In the records ranked from No. 80 to No. 99, I see a lot of familiar names – B.B. King, Brian Hyland, Lee Dorsey, Percy Sledge, the Standells, Bobby Bland, the O’Jays, James Carr and more – but not a lot of familiar records. Still, nothing much catches my attention, so we climb upward.
At No. 77, we find one of two versions in this chart of “The Wheel of Hurt,” this one by Al Martino, a regular in the charts from 1959 to 1977. I remember him best for his 1967 record “Mary in the Morning.” The other version of “The Wheel of Hurt” in the Hot 100 fifty years ago today was Margaret Whiting’s version at No. 68. I know Margaret Whiting’s name as one of the most successful female vocalists of the 1940s. “The Wheel of Hurt” was her most successful offering of ten charting or near-charting records in the Hot 100 era, going to No. 26 in the Hot 100 and to No. 4 on the AC chart.
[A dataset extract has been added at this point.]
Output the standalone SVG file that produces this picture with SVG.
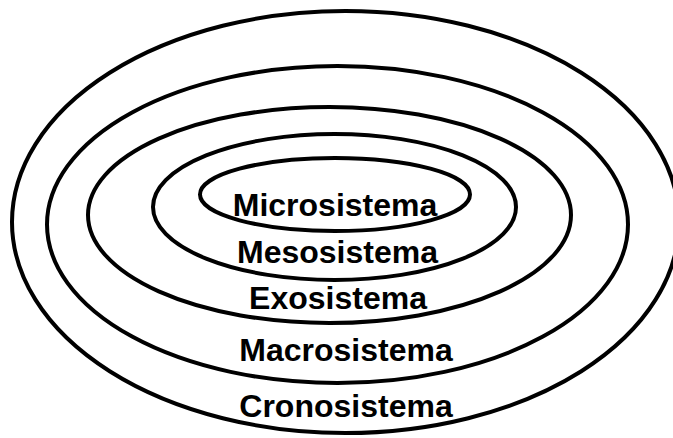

Martino’s version got to only No. 59 in the Hot 100 and went to No. 12 on the AC chart. Still I’m not pulled in, and we go up to the records ranking from Nos. 50 to 59.
Back in the Bubbling Under section, we passed Patti Page’s cover of “Almost Persuaded” sitting at No. 113. It would go no higher, but it’s worth noting because David Houston’s original version of the song was still in the Hot 100, sitting at No. 43 after peaking at No. 24. (Thinking about Houston’s record always reminds me of Leo Rau, the record and candy jobber who lived across the alley; in one of the boxes of records he passed on to me in the mid-1960s were several sleeves for the Houston single although I’m not sure I ever got a copy of the record.)
Also in the Hot 100 fifty years ago today was “Almost Persuaded No. 2,” a drunken-sounding satire of Houston’s record recorded by Sheb Wooley of “Purple People Eater” fame and released under the name of Ben Colder. It was one of five novelty sequels to popular country tunes credited to Colder; none did very well, with “Almost Persuaded No. 2” doing the best by reaching No. 58.
Then we reach No. 42, and we find a record that’s new to me and that I’m a little reluctant to write about. That’s not because it’s not a good one, but because seeing it in the chart makes me feel a little stupid. It’s a record I should have known about a long time ago, and my only defense is that I was thirteen when it was in the charts. Anyway, from what I see at oldiesloon, Brenda Lee’s “Coming On Strong” did not make the survey at the Twin Cities’ KDWB, which was the main St. Cloud source of Top 40 tunes in 1966, so I’m not sure where I could have heard it.
Lee’s record was heading up to No. 11, and, as I said, I should have known about it a long time ago, and not just because it’s a good record. I should have known about it because I should have tried to figure out years ago exactly what Golden Earring meant with the line “Brenda Lee is comin’ on strong” in the 1974 hit “Radar Love.” Well, confession is supposed to be good for the soul, and I’ll confess here that sometimes I’m an idiot.